##### SUPPLIED ENTRIES #####
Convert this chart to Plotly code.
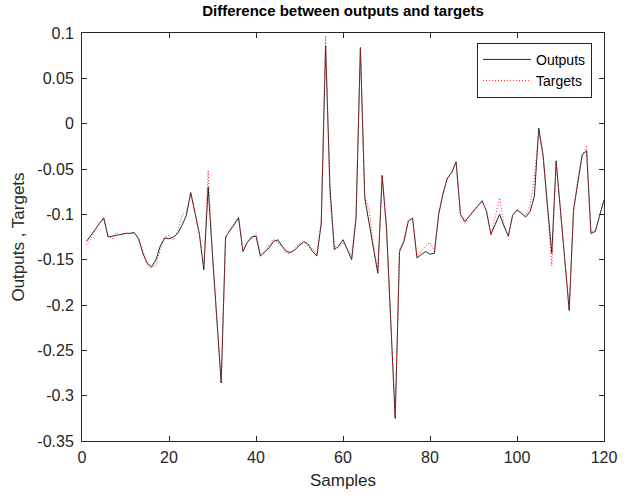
import plotly.graph_objects as go

samples = list(range(1, 121))

outputs = [
    -0.130, -0.124, -0.117, -0.110, -0.104, -0.125, -0.124, -0.123, -0.122, -0.121,
    -0.121, -0.120, -0.127, -0.143, -0.154, -0.158, -0.150, -0.135, -0.126, -0.127,
    -0.125, -0.121, -0.112, -0.101, -0.076, -0.098, -0.122, -0.161, -0.070, -0.145,
    -0.215, -0.286, -0.125, -0.118, -0.111, -0.104, -0.141, -0.131, -0.125, -0.124,
    -0.146, -0.141, -0.137, -0.130, -0.128, -0.135, -0.141, -0.142, -0.139, -0.134,
    -0.130, -0.133, -0.141, -0.146, -0.110, 0.086, -0.070, -0.139, -0.135, -0.128,
    -0.139, -0.150, -0.104, 0.084, -0.082, -0.110, -0.138, -0.165, -0.057, -0.115,
    -0.220, -0.325, -0.141, -0.130, -0.108, -0.104, -0.148, -0.144, -0.141, -0.144,
    -0.143, -0.100, -0.077, -0.060, -0.054, -0.042, -0.100, -0.108, -0.102, -0.096,
    -0.090, -0.085, -0.097, -0.122, -0.111, -0.100, -0.113, -0.124, -0.101, -0.095,
    -0.099, -0.103, -0.097, -0.080, -0.005, -0.035, -0.090, -0.143, -0.041, -0.095,
    -0.150, -0.206, -0.095, -0.062, -0.034, -0.030, -0.121, -0.119, -0.100, -0.084,
]

targets = [
    -0.134, -0.127, -0.118, -0.110, -0.105, -0.123, -0.127, -0.119, -0.124, -0.121,
    -0.121, -0.121, -0.126, -0.140, -0.157, -0.159, -0.156, -0.138, -0.125, -0.123,
    -0.129, -0.118, -0.101, -0.097, -0.078, -0.097, -0.124, -0.158, -0.052, -0.147,
    -0.217, -0.284, -0.127, -0.117, -0.110, -0.103, -0.139, -0.130, -0.127, -0.121,
    -0.143, -0.142, -0.134, -0.127, -0.131, -0.137, -0.143, -0.143, -0.137, -0.133,
    -0.131, -0.135, -0.138, -0.144, -0.106, 0.097, -0.082, -0.135, -0.137, -0.131,
    -0.139, -0.146, -0.100, 0.083, -0.080, -0.095, -0.135, -0.162, -0.058, -0.118,
    -0.222, -0.323, -0.139, -0.128, -0.106, -0.105, -0.146, -0.140, -0.135, -0.131,
    -0.140, -0.098, -0.076, -0.061, -0.053, -0.043, -0.098, -0.110, -0.103, -0.095,
    -0.091, -0.086, -0.096, -0.123, -0.103, -0.082, -0.110, -0.125, -0.100, -0.096,
    -0.097, -0.102, -0.090, -0.060, -0.008, -0.036, -0.095, -0.157, -0.043, -0.096,
    -0.152, -0.204, -0.097, -0.060, -0.036, -0.024, -0.120, -0.117, -0.102, -0.085,
]

x_ticks = [0, 20, 40, 60, 80, 100, 120]
y_ticks = [0.1, 0.05, 0, -0.05, -0.1, -0.15, -0.2, -0.25, -0.3, -0.35]
y_tick_labels = ["0.1", "0.05", "0", "-0.05", "-0.1", "-0.15", "-0.2", "-0.25", "-0.3", "-0.35"]

axis_color = "#262626"
font_family = "Liberation Sans, Arial, sans-serif"

fig = go.Figure()
fig.add_trace(go.Scatter(
    x=samples, y=outputs, mode="lines", name="Outputs",
    line=dict(color="#111111", width=0.9),
))
fig.add_trace(go.Scatter(
    x=samples, y=targets, mode="lines", name="Targets",
    line=dict(color="#ff2020", width=1, dash="1px,2px"),
))

fig.update_layout(
    width=635, height=498,
    margin=dict(l=82, r=31, t=33, b=53),
    paper_bgcolor="white", plot_bgcolor="white",
    font=dict(family=font_family, color=axis_color, size=16),
    title=dict(
        text="<b>Difference between outputs and targets</b>",
        x=(82 + 604) / 2 / 635, xanchor="center",
        y=1 - 11 / 498, yanchor="middle",
        font=dict(size=15, color="black", family=font_family),
    ),
    showlegend=True,
    legend=dict(
        x=0.977, y=0.976, xanchor="right", yanchor="top",
        bgcolor="white", bordercolor=axis_color, borderwidth=1,
        font=dict(size=14, color="black"),
        itemwidth=48, tracegroupgap=0,
    ),
)

fig.update_xaxes(
    range=[0, 120], tickvals=x_ticks, ticktext=[str(v) for v in x_ticks],
    showgrid=False, zeroline=False,
    showline=True, linecolor=axis_color, linewidth=1, mirror="allticks",
    ticks="inside", ticklen=5, tickcolor=axis_color,
    tickfont=dict(size=16),
    ticklabelstandoff=2,
    title=dict(text="Samples", font=dict(size=17), standoff=8),
)
fig.update_yaxes(
    range=[-0.35, 0.1], tickvals=y_ticks, ticktext=y_tick_labels,
    showgrid=False, zeroline=False,
    showline=True, linecolor=axis_color, linewidth=1, mirror="allticks",
    ticks="inside", ticklen=5, tickcolor=axis_color,
    tickfont=dict(size=16),
    ticklabelstandoff=4,
    title=dict(text="Outputs , Targets", font=dict(size=17), standoff=8),
)

fig.write_html("out.html")
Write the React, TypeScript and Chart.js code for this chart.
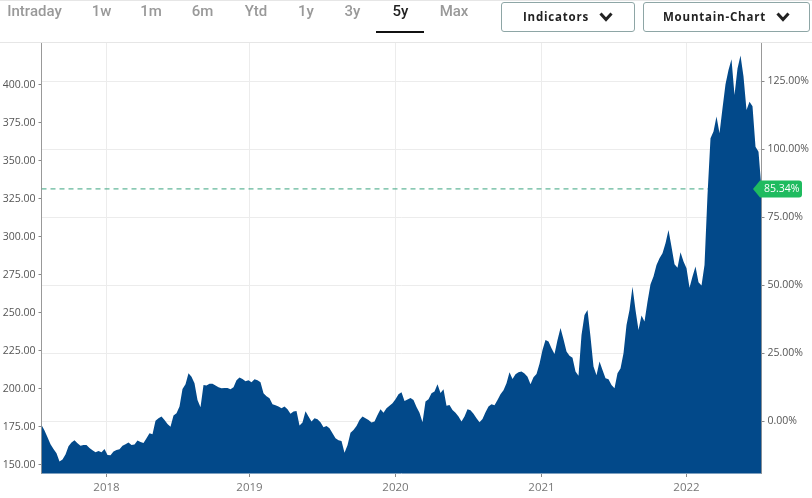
import { useEffect, useRef } from 'react';
import { Chart, registerables } from 'chart.js';

Chart.register(...registerables);

// one reading per sample along the time axis
const closes: number[] = [
  176.3, 172.6, 168.2, 163.6, 160.5, 157.7, 152.2, 153.5, 156.8, 162.3,
  164.7, 166.2, 164.3, 162.7, 163.2, 163.2, 161.2, 159.7, 158.3, 159.2,
  158.3, 160.5, 156.6, 156.4, 158.8, 159.9, 160.3, 162.7, 163.6, 164.7,
  163.2, 163.4, 166.0, 165.1, 164.5, 167.6, 170.8, 170.2, 179.0, 180.7,
  181.8, 179.6, 177.0, 175.2, 182.5, 184.0, 188.4, 200.0, 203.1, 210.3,
  208.1, 203.7, 192.8, 188.0, 202.6, 202.2, 203.5, 203.5, 202.2, 201.1,
  200.4, 200.7, 200.7, 199.8, 201.1, 205.7, 207.5, 206.6, 205.0, 205.7,
  204.4, 206.4, 205.7, 204.4, 197.2, 195.2, 193.9, 189.9, 189.3, 188.4,
  187.3, 188.4, 186.6, 183.6, 185.1, 185.5, 176.0, 178.0, 185.3, 181.8,
  178.5, 180.7, 180.0, 178.1, 174.8, 175.7, 174.1, 170.8, 167.6, 166.2,
  165.8, 158.0, 163.0, 171.1, 173.0, 175.7, 179.6, 181.8, 180.7, 179.6,
  177.9, 178.5, 182.9, 186.6, 184.4, 187.3, 189.0, 190.6, 193.2, 196.5,
  197.8, 192.1, 193.0, 194.1, 192.8, 188.2, 184.4, 178.1, 191.7, 193.2,
  197.2, 198.3, 203.1, 197.4, 199.8, 189.0, 189.5, 186.2, 184.4, 181.8,
  178.5, 181.8, 186.6, 186.0, 183.6, 180.7, 178.1, 180.3, 184.7, 188.4,
  189.9, 189.3, 192.8, 196.5, 199.1, 203.7, 211.0, 206.6, 209.7, 211.0,
  211.4, 210.1, 208.1, 203.1, 207.7, 209.9, 216.5, 225.7, 232.2, 231.2,
  226.8, 223.0, 232.2, 240.1, 232.7, 224.6, 221.9, 220.6, 211.4, 208.6,
  235.5, 248.7, 252.0, 234.4, 214.7, 209.0, 218.0, 212.5, 207.0, 206.4,
  202.6, 200.4, 210.3, 213.4, 223.5, 242.1, 252.0, 267.3, 252.0, 238.8,
  248.3, 244.3, 257.4, 268.8, 273.9, 281.6, 286.0, 289.2, 295.8, 304.6,
  293.6, 282.0, 279.8, 289.9, 283.8, 279.4, 266.6, 273.9, 280.5, 270.2,
  268.0, 281.6, 327.6, 364.9, 369.3, 379.2, 368.2, 384.6, 400.4, 409.9,
  416.9, 393.4, 410.9, 419.3, 405.5, 383.5, 389.0, 386.0, 359.4, 356.0,
  331.6,
];

const priceTicks = [150, 175, 200, 225, 250, 275, 300, 325, 350, 375, 400];
const percentTicks = [0, 25, 50, 75, 100, 125];
const yearLabels = ['2018', '2019', '2020', '2021', '2022'];
const yearStartSamples = [21.67, 69.33, 118, 166.67, 215];
const lastClose = 331.6;
const lastPercent = '85.34%';

const rangeTabs = ['Intraday', '1w', '1m', '6m', 'Ytd', '1y', '3y', '5y', 'Max'];
const tabCenters = [34.5, 101.5, 151, 202.5, 256, 306, 352.5, 400.5, 454];
const activeTab = '5y';

const axisFont = '"Open Sans", sans-serif';

const lastPriceTag = {
  id: 'lastPriceTag',
  afterDraw(chart: any) {
    const y = chart.scales.y.getPixelForValue(lastClose);
    const { ctx } = chart;
    ctx.save();
    ctx.fillStyle = '#1fbb5f';
    ctx.beginPath();
    ctx.moveTo(753, y);
    ctx.lineTo(760, y - 8.5);
    ctx.lineTo(799, y - 8.5);
    ctx.quadraticCurveTo(802, y - 8.5, 802, y - 5.5);
    ctx.lineTo(802, y + 5.5);
    ctx.quadraticCurveTo(802, y + 8.5, 799, y + 8.5);
    ctx.lineTo(760, y + 8.5);
    ctx.closePath();
    ctx.fill();
    ctx.fillStyle = '#fff';
    ctx.font = `10.5px ${axisFont}`;
    ctx.textBaseline = 'middle';
    ctx.fillText(lastPercent, 764, y + 0.5);
    ctx.restore();
  },
};

function Chevron() {
  return (
    <svg width="14" height="10" viewBox="0 0 14 10" style={{ marginLeft: 10 }}>
      <polyline points="1.5,1.5 7,7.5 12.5,1.5" fill="none" stroke="#222" strokeWidth="3" />
    </svg>
  );
}

function DropButton({ label, left, width }: { label: string; left: number; width: number }) {
  return (
    <div
      style={{
        position: 'absolute',
        left,
        top: 2,
        width,
        height: 30,
        boxSizing: 'border-box',
        border: '1px solid #8ea6a6',
        borderRadius: 3,
        paddingBottom: 1,
        display: 'flex',
        alignItems: 'center',
        justifyContent: 'center',
        font: '700 11.5px "Open Sans", sans-serif',
        letterSpacing: 0.8,
        color: '#222',
      }}
    >
      {label}
      <Chevron />
    </div>
  );
}

export default function App() {
  const canvasRef = useRef<HTMLCanvasElement | null>(null);

  useEffect(() => {
    if (!canvasRef.current) return;

    const chart = new Chart(canvasRef.current, {
      type: 'line',
      data: {
        datasets: [
          {
            data: closes.map((y, x) => ({ x, y })),
            borderWidth: 0,
            backgroundColor: '#02498a',
            fill: 'start',
            pointRadius: 0,
            tension: 0,
            order: 1,
          },
          {
            data: [
              { x: 0, y: lastClose },
              { x: closes.length - 1, y: lastClose },
            ],
            borderColor: '#3aa57f',
            borderWidth: 1,
            borderDash: [5, 4],
            pointRadius: 0,
            fill: false,
            order: 2,
          },
        ],
      },
      options: {
        responsive: false,
        animation: false,
        layout: { padding: { top: 43 } },
        plugins: {
          legend: { display: false },
          tooltip: { enabled: false },
        },
        scales: {
          x: {
            type: 'linear',
            min: 0,
            max: closes.length - 1,
            afterBuildTicks: (s: any) => {
              s.ticks = yearStartSamples.map((value) => ({ value }));
            },
            afterFit: (s: any) => {
              s.height = 25;
            },
            grid: { color: '#ececec', tickColor: '#888', tickLength: 4 },
            border: { color: '#7d9fbf' },
            ticks: {
              autoSkip: false,
              maxRotation: 0,
              padding: 4,
              color: '#777',
              font: { family: axisFont, size: 11.5 },
              callback: (_v: any, i: number) => yearLabels[i],
            },
          },
          y: {
            type: 'linear',
            position: 'left',
            min: 144.7,
            max: 427.6,
            afterBuildTicks: (s: any) => {
              s.ticks = priceTicks.map((value) => ({ value }));
            },
            afterFit: (s: any) => {
              s.width = 41.5;
            },
            grid: { drawOnChartArea: false, tickColor: '#888', tickLength: 3 },
            border: { color: '#999' },
            ticks: {
              padding: 3,
              color: '#555',
              font: { family: axisFont, size: 10.5 },
              callback: (v: any) => Number(v).toFixed(2),
            },
          },
          y2: {
            type: 'linear',
            position: 'right',
            min: -19.1,
            max: 139,
            afterBuildTicks: (s: any) => {
              s.ticks = percentTicks.map((value) => ({ value }));
            },
            afterFit: (s: any) => {
              s.width = 50.5;
            },
            grid: { color: '#ececec', tickColor: '#888', tickLength: 3 },
            border: { color: '#999' },
            ticks: {
              padding: 3,
              color: '#555',
              font: { family: axisFont, size: 10.5 },
              callback: (v: any) => `${Number(v).toFixed(2)}%`,
            },
          },
        },
      },
      plugins: [lastPriceTag],
    });

    return () => {
      chart.destroy();
    };
  }, []);

  return (
    <div
      style={{
        position: 'absolute',
        left: 0,
        top: 0,
        width: 812,
        height: 498,
        overflow: 'hidden',
        background: '#fff',
        fontFamily: 'Roboto, sans-serif',
      }}
    >
      <canvas ref={canvasRef} width={812} height={498} style={{ position: 'absolute', left: 0, top: 0 }}></canvas>
      <div style={{ position: 'absolute', left: 0, top: 0, width: 812, height: 1, background: '#e6e6e6' }} />
      <div style={{ position: 'absolute', left: 0, top: 42, width: 812, height: 1, background: '#e6e6e6' }} />
      {rangeTabs.map((tab, i) => (
        <div
          key={tab}
          style={{
            position: 'absolute',
            left: tabCenters[i],
            top: 2,
            transform: 'translateX(-50%)',
            font: '500 15px Roboto, sans-serif',
            color: tab === activeTab ? '#222' : '#999',
          }}
        >
          {tab}
        </div>
      ))}
      <div style={{ position: 'absolute', left: 376, top: 31, width: 48, height: 2, background: '#111' }} />
      <DropButton label="Indicators" left={501} width={134} />
      <DropButton label="Mountain-Chart" left={643} width={167} />
    </div>
  );
}
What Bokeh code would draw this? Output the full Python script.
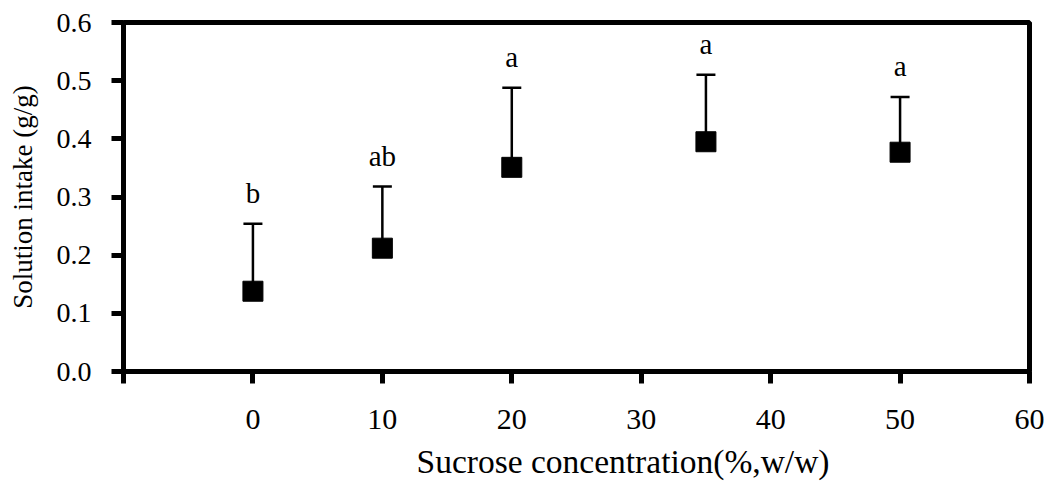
from bokeh.plotting import figure
from bokeh.models import Range1d, FixedTicker, Whisker, TeeHead, ColumnDataSource, NumeralTickFormatter, Title
from bokeh.core.properties import value
from bokeh.embed import file_html
from bokeh.resources import INLINE

# Data
sucrose = [0, 10, 20, 35, 50]
intake_mean = [0.138, 0.212, 0.351, 0.395, 0.377]
intake_upper = [0.254, 0.318, 0.488, 0.510, 0.472]
letters = ["b", "ab", "a", "a", "a"]
x_ticks = [-10, 0, 10, 20, 30, 40, 50, 60]
y_ticks = [0.0, 0.1, 0.2, 0.3, 0.4, 0.5, 0.6]

FONT = "Liberation Serif"

src = ColumnDataSource(dict(x=sucrose, mean=intake_mean, upper=intake_upper, label=letters))

p = figure(width=1049, height=488, output_backend="svg", toolbar_location=None,
           x_range=Range1d(-10, 60), y_range=Range1d(0, 0.6),
           min_border_left=123, min_border_right=20, min_border_top=22, min_border_bottom=116)

p.xgrid.visible = False
p.ygrid.visible = False
p.outline_line_color = "black"
p.outline_line_width = 5
p.background_fill_color = "white"
p.border_fill_color = "white"

# axes
p.xaxis.ticker = FixedTicker(ticks=x_ticks)
p.xaxis.major_label_overrides = {-10: ""}
p.yaxis.ticker = FixedTicker(ticks=y_ticks)
p.yaxis.formatter = NumeralTickFormatter(format="0.0")
for ax in (p.xaxis[0], p.yaxis[0]):
    ax.axis_line_width = 5
    ax.axis_line_color = "black"
    ax.major_tick_line_width = 5
    ax.major_tick_line_color = "black"
    ax.major_tick_in = 0
    ax.major_tick_out = 12
    ax.minor_tick_line_color = None
    ax.major_label_text_font = FONT
    ax.major_label_text_color = "black"
    ax.axis_label_text_font = FONT
    ax.axis_label_text_font_style = "normal"
    ax.axis_label_text_color = "black"
p.xaxis.major_label_text_font_size = "30px"
p.yaxis.major_label_text_font_size = "28px"
p.xaxis.major_label_standoff = 26
p.yaxis.major_label_standoff = 20
p.yaxis.axis_label = "Solution intake (g/g)"
p.yaxis.axis_label_text_font_size = "27px"
p.yaxis.axis_label_standoff = 16

# x-axis title, shifted to the right as in the reference
xt = Title(text="Sucrose concentration(%,w/w)", align="left", offset=293,
           text_font=FONT, text_font_size="33.5px", text_font_style="normal",
           text_color="black", standoff=18)
p.add_layout(xt, "below")

# error bars (upper only)
w = Whisker(source=src, base="x", upper="upper", lower="mean", dimension="height",
            line_color="black", line_width=2.5,
            upper_head=TeeHead(size=19, line_color="black", line_width=2.5),
            lower_head=None)
p.add_layout(w)

p.scatter("x", "mean", source=src, marker="square", size=20,
          fill_color="black", line_color="black")

p.text("x", "upper", text="label", source=src, text_font=value(FONT),
       text_font_size="29px", text_align="center", text_baseline="alphabetic",
       y_offset=-31, text_color="black")

open("out.html", "w").write(file_html(p, INLINE))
#####
WORK TO BE COMPLETED »
Make an exact copy of the lines from the one holding "What Bokeh code" through the one holding "min_border_right=20, min_border_top=22, min_border_bottom=116)", end lines included, without the pictures.

CORRECT RESULT »
What Bokeh code would draw this? Output the full Python script.
from bokeh.plotting import figure
from bokeh.models import Range1d, FixedTicker, Whisker, TeeHead, ColumnDataSource, NumeralTickFormatter, Title
from bokeh.core.properties import value
from bokeh.embed import file_html
from bokeh.resources import INLINE

# Data
sucrose = [0, 10, 20, 35, 50]
intake_mean = [0.138, 0.212, 0.351, 0.395, 0.377]
intake_upper = [0.254, 0.318, 0.488, 0.510, 0.472]
letters = ["b", "ab", "a", "a", "a"]
x_ticks = [-10, 0, 10, 20, 30, 40, 50, 60]
y_ticks = [0.0, 0.1, 0.2, 0.3, 0.4, 0.5, 0.6]

FONT = "Liberation Serif"

src = ColumnDataSource(dict(x=sucrose, mean=intake_mean, upper=intake_upper, label=letters))

p = figure(width=1049, height=488, output_backend="svg", toolbar_location=None,
           x_range=Range1d(-10, 60), y_range=Range1d(0, 0.6),
           min_border_left=123, min_border_right=20, min_border_top=22, min_border_bottom=116)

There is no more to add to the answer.